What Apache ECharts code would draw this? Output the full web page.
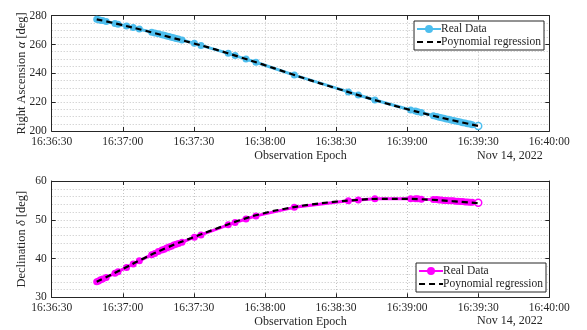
<!DOCTYPE html>
<html>
<head>
<meta charset="utf-8">
<script src="https://cdn.jsdelivr.net/npm/echarts@6/dist/echarts.min.js"></script>
<style>html,body{margin:0;padding:0;background:#fff}#c{width:587px;height:330px}</style>
</head>
<body>
<div id="c"></div>
<script>
// Observation epochs: seconds after 16:36:30 (Nov 14, 2022)
const xTickLabels = ['16:36:30','16:37:00','16:37:30','16:38:00','16:38:30','16:39:00','16:39:30','16:40:00'];
const dateLabel = 'Nov 14, 2022';
const tSec = [19.0,19.8,20.6,21.5,23.0,26.7,28.0,31.6,34.4,37.0,42.2,43.5,45.0,46.5,47.5,48.5,49.5,50.5,51.5,52.5,53.5,55.0,60.2,63.0,74.5,77.4,82.0,86.2,102.4,125.2,129.4,136.4,151.5,153.5,154.5,156.0,161.1,162.5,163.5,164.5,165.5,166.5,167.5,168.5,169.5,170.5,171.5,172.5,173.5,174.5,175.5,176.5,177.5,180.0];
const raData = [277.5,277.2,276.9,276.6,276.0,274.6,274.1,272.8,271.8,270.7,268.5,268.0,267.4,266.8,266.4,266.0,265.5,265.1,264.7,264.2,263.8,263.2,260.8,259.4,253.9,252.3,249.9,247.7,238.8,227.1,225.0,221.5,214.6,213.8,213.4,212.8,210.6,210.0,209.6,209.2,208.8,208.4,208.1,207.7,207.3,206.9,206.6,206.2,205.8,205.5,205.1,204.8,204.4,203.5];
const decData = [34.0,34.2,34.5,34.7,35.1,36.2,36.6,37.7,38.6,39.4,41.0,41.3,41.8,42.2,42.4,42.7,43.0,43.2,43.5,43.7,43.9,44.2,45.5,46.1,48.7,49.3,50.2,51.0,53.2,54.9,55.1,55.4,55.4,55.4,55.4,55.3,55.2,55.2,55.1,55.1,55.0,55.0,54.9,54.9,54.9,54.8,54.8,54.7,54.7,54.6,54.6,54.5,54.5,54.4];
// Polynomial regression curves
const tFit = [19,29,39,49,59,69,79,89,99,109,119,129,139,149,159,169,180];
const raFit = [277.5,273.8,269.8,265.5,261.2,256.6,251.5,246.2,240.7,235.3,230.2,225.1,220.2,215.6,211.4,207.5,203.5];
const decFit = [34.0,37.0,40.1,42.9,45.3,47.6,49.8,51.6,52.9,53.9,54.6,55.1,55.4,55.4,55.2,54.8,54.3];

const cyan = '#4DBEEE', magenta = '#FF00FF', axisCol = '#262626';
const FONT = 'Liberation Serif';
const FS = 11.5;

function pts(t, v, col) {
  return t.map((x, i) => i === t.length - 1
    ? {value: [x, v[i]], itemStyle: {color: '#fff', borderColor: col, borderWidth: 1.5}}
    : [x, v[i]]);
}
const gridLine = {show: true, lineStyle: {color: '#c4c4c4', type: [1, 2], width: 1}};
function xAxes(gi) {
  return [{
    type: 'value', gridIndex: gi, min: 0, max: 210, interval: 30,
    axisLine: {show: true, onZero: false, lineStyle: {color: axisCol, width: 1}},
    axisTick: {show: true, inside: true, length: 4, lineStyle: {color: axisCol}},
    axisLabel: {color: axisCol, fontFamily: FONT, fontSize: FS, margin: 5,
      formatter: v => xTickLabels[Math.round(v / 30)]},
    splitLine: gridLine,
    name: 'Observation Epoch', nameLocation: 'middle', nameGap: 19, nameMoveOverlap: false,
    nameTextStyle: {color: axisCol, fontFamily: FONT, fontSize: 12}
  }, {
    type: 'value', gridIndex: gi, position: 'top', min: 0, max: 210, interval: 30,
    axisLine: {show: true, onZero: false, lineStyle: {color: axisCol, width: 1}},
    axisTick: {show: true, inside: true, length: 4, lineStyle: {color: axisCol}},
    axisLabel: {show: false}, splitLine: {show: false}
  }];
}
function yAxes(gi, min, max, interval, split, nameStr) {
  return [{
    type: 'value', gridIndex: gi, min, max, interval,
    axisLine: {show: true, onZero: false, lineStyle: {color: axisCol, width: 1}},
    axisTick: {show: true, inside: true, length: 4, lineStyle: {color: axisCol}},
    axisLabel: {color: axisCol, fontFamily: FONT, fontSize: FS, margin: 5},
    splitLine: gridLine,
    minorTick: {show: true, splitNumber: split, length: 0, lineStyle: {width: 0}},
    minorSplitLine: gridLine,
    name: nameStr, nameLocation: 'middle', nameGap: 23, nameRotate: 90, nameMoveOverlap: false,
    nameTextStyle: {color: axisCol, fontFamily: FONT, fontSize: 12.5,
      rich: {i: {fontStyle: 'italic', fontFamily: FONT, fontSize: 12.5, color: axisCol}}}
  }, {
    type: 'value', gridIndex: gi, position: 'right', min, max, interval,
    axisLine: {show: true, onZero: false, lineStyle: {color: axisCol, width: 1}},
    axisTick: {show: true, inside: true, length: 4, lineStyle: {color: axisCol}},
    axisLabel: {show: false}, splitLine: {show: false}
  }];
}
const xa = [...xAxes(0), ...xAxes(1)];
const ya = [...yAxes(0, 200, 280, 20, 4, 'Right Ascension {i|α} [deg]'),
            ...yAxes(1, 30, 60, 10, 5, 'Declination {i|δ} [deg]')];

const legendBase = {
  orient: 'vertical', backgroundColor: '#fff', borderColor: axisCol, borderWidth: 1,
  padding: [2, 3, 2, 2], itemGap: 1, itemWidth: 24, itemHeight: 10,
  textStyle: {fontFamily: FONT, fontSize: FS, color: axisCol, padding: [0, 0, 0, -5]},
  formatter: n => n.replace(/ \(.*\)$/, ''), selectedMode: false
};
function legData(tag) {
  return [{name: 'Real Data ' + tag},
          {name: 'Poynomial regression ' + tag, itemStyle: {opacity: 0}}];
}

const option = {
  animation: false,
  grid: [
    {left: 51.7, right: 37.7, top: 15.7, height: 115.3},
    {left: 51.7, right: 37.7, top: 181, height: 116.3}
  ],
  xAxis: xa,
  yAxis: ya,
  legend: [
    Object.assign({}, legendBase, {right: 43, top: 21, data: legData('(a)')}),
    Object.assign({}, legendBase, {right: 41, top: 263, data: legData('(d)')})
  ],
  title: [
    {text: dateLabel, left: 477, top: 150, padding: 0, textStyle: {fontFamily: FONT, fontSize: 12, fontWeight: 'normal', color: axisCol}},
    {text: dateLabel, left: 477, top: 315, padding: 0, textStyle: {fontFamily: FONT, fontSize: 12, fontWeight: 'normal', color: axisCol}}
  ],
  series: [
    {name: 'Real Data (a)', type: 'line', xAxisIndex: 0, yAxisIndex: 0, data: pts(tSec, raData, cyan),
      symbol: 'circle', symbolSize: 7, showAllSymbol: true, color: cyan,
      lineStyle: {color: cyan, width: 3}, itemStyle: {color: cyan}, z: 2},
    {name: 'Poynomial regression (a)', type: 'line', xAxisIndex: 0, yAxisIndex: 0, data: tFit.map((t, i) => [t, raFit[i]]),
      smooth: true, symbol: 'none', color: '#000', lineStyle: {color: '#000', width: 2.2, type: [6, 4]}, z: 3},
    {name: 'Real Data (d)', type: 'line', xAxisIndex: 2, yAxisIndex: 2, data: pts(tSec, decData, magenta),
      symbol: 'circle', symbolSize: 7, showAllSymbol: true, color: magenta,
      lineStyle: {color: magenta, width: 3}, itemStyle: {color: magenta}, z: 2},
    {name: 'Poynomial regression (d)', type: 'line', xAxisIndex: 2, yAxisIndex: 2, data: tFit.map((t, i) => [t, decFit[i]]),
      smooth: true, symbol: 'none', color: '#000', lineStyle: {color: '#000', width: 2.2, type: [6, 4]}, z: 3}
  ]
};
echarts.init(document.getElementById('c'), null, {renderer: 'canvas'}).setOption(option);
</script>
</body>
</html>
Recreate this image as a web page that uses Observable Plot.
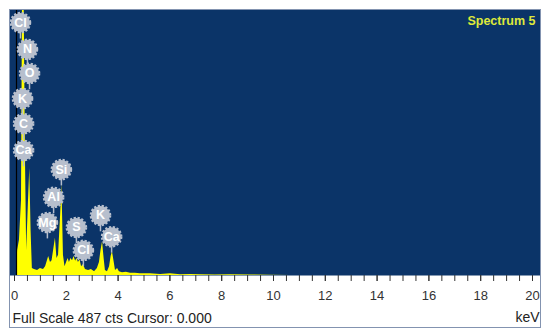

######

### The request
The lines to collect are those holding the string "page"; copy them all.

### Solution below
What Apache ECharts code would draw this? Output the full web page.
Recreate this image as a web page that uses Observable Plot.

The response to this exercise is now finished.